===== Data block =====

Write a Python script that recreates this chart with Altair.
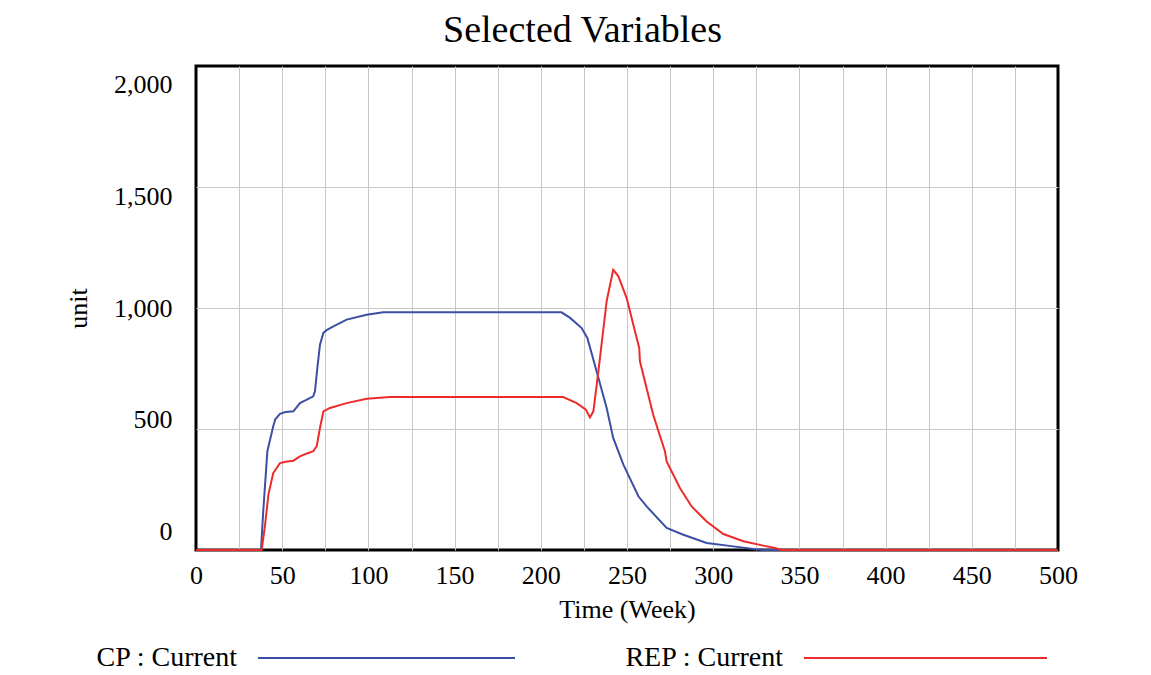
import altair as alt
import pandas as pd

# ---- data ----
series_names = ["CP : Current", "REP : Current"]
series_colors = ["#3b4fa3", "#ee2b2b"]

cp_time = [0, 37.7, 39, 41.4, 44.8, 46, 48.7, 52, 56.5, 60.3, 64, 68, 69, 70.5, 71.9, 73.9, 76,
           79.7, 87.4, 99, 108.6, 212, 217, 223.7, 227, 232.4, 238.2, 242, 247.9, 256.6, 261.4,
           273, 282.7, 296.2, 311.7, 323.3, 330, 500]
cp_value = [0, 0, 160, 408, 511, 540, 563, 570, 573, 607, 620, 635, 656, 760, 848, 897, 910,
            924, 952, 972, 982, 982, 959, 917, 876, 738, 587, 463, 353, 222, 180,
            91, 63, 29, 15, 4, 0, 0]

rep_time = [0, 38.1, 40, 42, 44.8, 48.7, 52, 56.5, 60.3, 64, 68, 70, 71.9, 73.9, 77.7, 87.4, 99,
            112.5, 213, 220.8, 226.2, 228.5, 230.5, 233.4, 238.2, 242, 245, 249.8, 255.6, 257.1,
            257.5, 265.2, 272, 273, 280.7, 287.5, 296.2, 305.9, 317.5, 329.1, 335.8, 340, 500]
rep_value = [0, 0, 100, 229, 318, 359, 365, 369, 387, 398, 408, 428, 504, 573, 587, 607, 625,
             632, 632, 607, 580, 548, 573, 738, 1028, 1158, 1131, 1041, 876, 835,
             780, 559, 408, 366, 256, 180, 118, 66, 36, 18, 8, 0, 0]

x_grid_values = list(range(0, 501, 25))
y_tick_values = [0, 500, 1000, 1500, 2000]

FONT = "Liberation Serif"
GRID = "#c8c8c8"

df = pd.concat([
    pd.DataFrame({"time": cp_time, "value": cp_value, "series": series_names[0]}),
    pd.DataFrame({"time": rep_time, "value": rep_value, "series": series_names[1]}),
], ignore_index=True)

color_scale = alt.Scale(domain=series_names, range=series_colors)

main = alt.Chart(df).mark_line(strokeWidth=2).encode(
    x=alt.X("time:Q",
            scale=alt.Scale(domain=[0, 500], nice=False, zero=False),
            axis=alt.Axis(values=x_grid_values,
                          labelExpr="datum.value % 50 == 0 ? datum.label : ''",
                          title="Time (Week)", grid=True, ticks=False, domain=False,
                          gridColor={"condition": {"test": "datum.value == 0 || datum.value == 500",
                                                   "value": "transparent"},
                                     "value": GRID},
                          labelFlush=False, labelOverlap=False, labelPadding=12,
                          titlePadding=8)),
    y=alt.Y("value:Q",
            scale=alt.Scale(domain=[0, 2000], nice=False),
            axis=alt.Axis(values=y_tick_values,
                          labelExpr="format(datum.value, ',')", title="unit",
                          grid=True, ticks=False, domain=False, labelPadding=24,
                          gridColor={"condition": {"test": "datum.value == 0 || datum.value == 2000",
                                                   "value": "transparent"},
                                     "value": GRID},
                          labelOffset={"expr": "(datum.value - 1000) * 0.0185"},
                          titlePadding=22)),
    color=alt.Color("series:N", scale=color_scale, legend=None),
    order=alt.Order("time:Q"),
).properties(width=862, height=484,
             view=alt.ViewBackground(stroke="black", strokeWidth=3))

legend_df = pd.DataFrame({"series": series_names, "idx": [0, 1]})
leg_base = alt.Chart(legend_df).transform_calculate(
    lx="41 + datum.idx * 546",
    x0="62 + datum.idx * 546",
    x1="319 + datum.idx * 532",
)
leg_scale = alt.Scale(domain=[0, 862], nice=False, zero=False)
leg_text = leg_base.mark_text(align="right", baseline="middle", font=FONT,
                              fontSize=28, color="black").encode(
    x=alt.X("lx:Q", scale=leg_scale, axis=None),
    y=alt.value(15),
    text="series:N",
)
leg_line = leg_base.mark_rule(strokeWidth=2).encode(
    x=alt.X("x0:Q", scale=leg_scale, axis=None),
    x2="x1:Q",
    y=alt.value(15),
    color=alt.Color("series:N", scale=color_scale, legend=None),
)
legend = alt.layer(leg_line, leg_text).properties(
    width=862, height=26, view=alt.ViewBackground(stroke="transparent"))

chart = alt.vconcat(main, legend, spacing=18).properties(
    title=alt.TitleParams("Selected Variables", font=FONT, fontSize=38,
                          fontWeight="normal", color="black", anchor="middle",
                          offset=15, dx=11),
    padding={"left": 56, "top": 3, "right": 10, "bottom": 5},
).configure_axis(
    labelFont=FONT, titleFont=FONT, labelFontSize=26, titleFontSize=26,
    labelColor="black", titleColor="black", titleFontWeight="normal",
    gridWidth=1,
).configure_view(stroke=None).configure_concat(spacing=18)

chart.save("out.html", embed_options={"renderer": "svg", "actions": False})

=====

### [Problem to solve]
Make an exact copy of the listing above. Do not include the pictures.

### [Exercise answer]
Write a Python script that recreates this chart with Altair.
import altair as alt
import pandas as pd

# ---- data ----
series_names = ["CP : Current", "REP : Current"]
series_colors = ["#3b4fa3", "#ee2b2b"]

cp_time = [0, 37.7, 39, 41.4, 44.8, 46, 48.7, 52, 56.5, 60.3, 64, 68, 69, 70.5, 71.9, 73.9, 76,
           79.7, 87.4, 99, 108.6, 212, 217, 223.7, 227, 232.4, 238.2, 242, 247.9, 256.6, 261.4,
           273, 282.7, 296.2, 311.7, 323.3, 330, 500]
cp_value = [0, 0, 160, 408, 511, 540, 563, 570, 573, 607, 620, 635, 656, 760, 848, 897, 910,
            924, 952, 972, 982, 982, 959, 917, 876, 738, 587, 463, 353, 222, 180,
            91, 63, 29, 15, 4, 0, 0]

rep_time = [0, 38.1, 40, 42, 44.8, 48.7, 52, 56.5, 60.3, 64, 68, 70, 71.9, 73.9, 77.7, 87.4, 99,
            112.5, 213, 220.8, 226.2, 228.5, 230.5, 233.4, 238.2, 242, 245, 249.8, 255.6, 257.1,
            257.5, 265.2, 272, 273, 280.7, 287.5, 296.2, 305.9, 317.5, 329.1, 335.8, 340, 500]
rep_value = [0, 0, 100, 229, 318, 359, 365, 369, 387, 398, 408, 428, 504, 573, 587, 607, 625,
             632, 632, 607, 580, 548, 573, 738, 1028, 1158, 1131, 1041, 876, 835,
             780, 559, 408, 366, 256, 180, 118, 66, 36, 18, 8, 0, 0]

x_grid_values = list(range(0, 501, 25))
y_tick_values = [0, 500, 1000, 1500, 2000]

FONT = "Liberation Serif"
GRID = "#c8c8c8"

df = pd.concat([
    pd.DataFrame({"time": cp_time, "value": cp_value, "series": series_names[0]}),
    pd.DataFrame({"time": rep_time, "value": rep_value, "series": series_names[1]}),
], ignore_index=True)

color_scale = alt.Scale(domain=series_names, range=series_colors)

main = alt.Chart(df).mark_line(strokeWidth=2).encode(
    x=alt.X("time:Q",
            scale=alt.Scale(domain=[0, 500], nice=False, zero=False),
            axis=alt.Axis(values=x_grid_values,
                          labelExpr="datum.value % 50 == 0 ? datum.label : ''",
                          title="Time (Week)", grid=True, ticks=False, domain=False,
                          gridColor={"condition": {"test": "datum.value == 0 || datum.value == 500",
                                                   "value": "transparent"},
                                     "value": GRID},
                          labelFlush=False, labelOverlap=False, labelPadding=12,
                          titlePadding=8)),
    y=alt.Y("value:Q",
            scale=alt.Scale(domain=[0, 2000], nice=False),
            axis=alt.Axis(values=y_tick_values,
                          labelExpr="format(datum.value, ',')", title="unit",
                          grid=True, ticks=False, domain=False, labelPadding=24,
                          gridColor={"condition": {"test": "datum.value == 0 || datum.value == 2000",
                                                   "value": "transparent"},
                                     "value": GRID},
                          labelOffset={"expr": "(datum.value - 1000) * 0.0185"},
                          titlePadding=22)),
    color=alt.Color("series:N", scale=color_scale, legend=None),
    order=alt.Order("time:Q"),
).properties(width=862, height=484,
             view=alt.ViewBackground(stroke="black", strokeWidth=3))

legend_df = pd.DataFrame({"series": series_names, "idx": [0, 1]})
leg_base = alt.Chart(legend_df).transform_calculate(
    lx="41 + datum.idx * 546",
    x0="62 + datum.idx * 546",
    x1="319 + datum.idx * 532",
)
leg_scale = alt.Scale(domain=[0, 862], nice=False, zero=False)
leg_text = leg_base.mark_text(align="right", baseline="middle", font=FONT,
                              fontSize=28, color="black").encode(
    x=alt.X("lx:Q", scale=leg_scale, axis=None),
    y=alt.value(15),
    text="series:N",
)
leg_line = leg_base.mark_rule(strokeWidth=2).encode(
    x=alt.X("x0:Q", scale=leg_scale, axis=None),
    x2="x1:Q",
    y=alt.value(15),
    color=alt.Color("series:N", scale=color_scale, legend=None),
)
legend = alt.layer(leg_line, leg_text).properties(
    width=862, height=26, view=alt.ViewBackground(stroke="transparent"))

chart = alt.vconcat(main, legend, spacing=18).properties(
    title=alt.TitleParams("Selected Variables", font=FONT, fontSize=38,
                          fontWeight="normal", color="black", anchor="middle",
                          offset=15, dx=11),
    padding={"left": 56, "top": 3, "right": 10, "bottom": 5},
).configure_axis(
    labelFont=FONT, titleFont=FONT, labelFontSize=26, titleFontSize=26,
    labelColor="black", titleColor="black", titleFontWeight="normal",
    gridWidth=1,
).configure_view(stroke=None).configure_concat(spacing=18)

chart.save("out.html", embed_options={"renderer": "svg", "actions": False})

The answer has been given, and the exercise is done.